London Symphony Orchestra on Tour
Valery Gergiev, conductor
Mahler: Symphony No. 7
Verizon Hall, Kimmel Center, Philadelphia
Feb. 22

Three days later in the same hall, Valery Gergiev conducted The London Symphony Orchestra in Mahler’s complex and tricky Symphony No. 7. The work’s morphing architecture demands interpretive skill and unpaused narrative drive, which as a veteran ballet conductor, Gergiev is more than equipped to deliver. The orchestra seemed not to get past an academic surface in the first movement. After a few crystallized lines from lead violinist Roman Simovic, however, it seemed to be released from under glass.

Gergiev’s hair-trigger tempo shifts and orchestral moods were frequently dazzling. Mahler’s sudden musical swings into orchestral tangos and burnished waltzes draw you deeper into the squirrelly structure.
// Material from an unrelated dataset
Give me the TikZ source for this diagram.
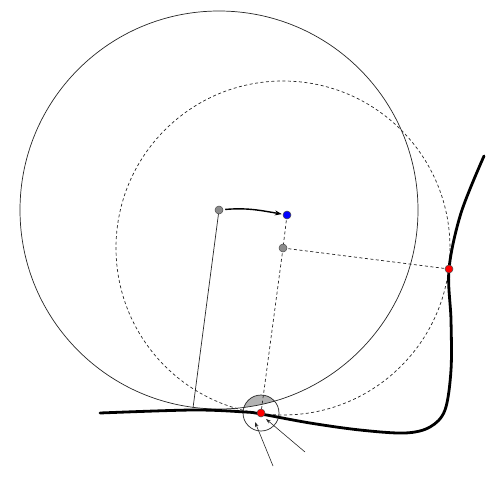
\documentclass[tikz,border=0pt]{standalone}
\usetikzlibrary{arrows.meta}
\begin{document}
\begin{tikzpicture}[x=1pt,y=-1pt,
  thinline/.style={line width=0.7pt, black!85},
  dashline/.style={line width=0.7pt, black!85, dash pattern=on 3pt off 2.5pt},
  dot/.style={circle, draw=black!70, line width=0.5pt, inner sep=0pt, minimum size=8pt},
  graydot/.style={dot, fill=black!45},
  bluedot/.style={dot, fill=blue},
  reddot/.style={dot, fill=red},
  ptr/.style={line width=0.6pt, black!85, -{Stealth[length=5pt,width=3.5pt]}}]
\useasboundingbox (0,0) rectangle (498,482);
% centres and points
\coordinate (C1) at (219,210);
\coordinate (C2) at (283,248);
\coordinate (P) at (261,413);
\coordinate (Q) at (449,269);
\coordinate (T) at (193,408);
\coordinate (B) at (287,215);
% gray lens
\begin{scope}
  \clip (C1) circle (199);
  \fill[black!30] (P) circle (18);
\end{scope}
% circles
\draw[thinline] (C1) circle (199);
\draw[dashline] (C2) circle (167);
\draw[thinline] (P) circle (18);
% radii
\draw[thinline] (C1) -- (T);
\draw[dashline] (B) -- (C2);
\draw[dashline] (C2) -- (P);
\draw[dashline] (C2) -- (Q);
% thick curve
\draw[line width=2.8pt, line cap=round] plot[smooth, tension=0.55] coordinates {
  (100,413) (193,410) (245,412) (261,414) (310,423) (360,430) (405,433)
  (430,427) (445,410) (451,370) (451,320) (449,269) (461,213) (484,156)};
% pointers
\coordinate (A1s) at (273,466);
\coordinate (A1e) at (255,422);
\coordinate (A2s) at (305,452);
\coordinate (A2e) at (266,419);
\draw[ptr] (A1s) -- (A1e);
\draw[ptr] (A2s) -- (A2e);
% dots
\node[graydot] (g1) at (C1) {};
\node[graydot] (g2) at (C2) {};
\node[bluedot] (b) at (B) {};
\node[reddot] (r1) at (P) {};
\node[reddot] (r2) at (Q) {};
% curved arrow
\draw[line width=1.4pt, -{Stealth[length=7pt,width=5pt]}, shorten <=2pt, shorten >=1pt]
  (g1) to[out=5, in=170] (b);
\end{tikzpicture}
\end{document}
Also very potent are the sudden mise-en-scène effects from ancient cymbals, bass pizzicato and beguiling mandolin that appear and vanish. The full orchestral fireworks are landed by Gergiev at full power, if not quite three dimensions in this hall. But the allegro sections in the finale unleashed LSO’s most fiery orchestral diamonds. Whatever slights along the way in this mighty work were forgotten by the Mahler fans in the audience who pounded their approval through five curtain calls for Gergiev.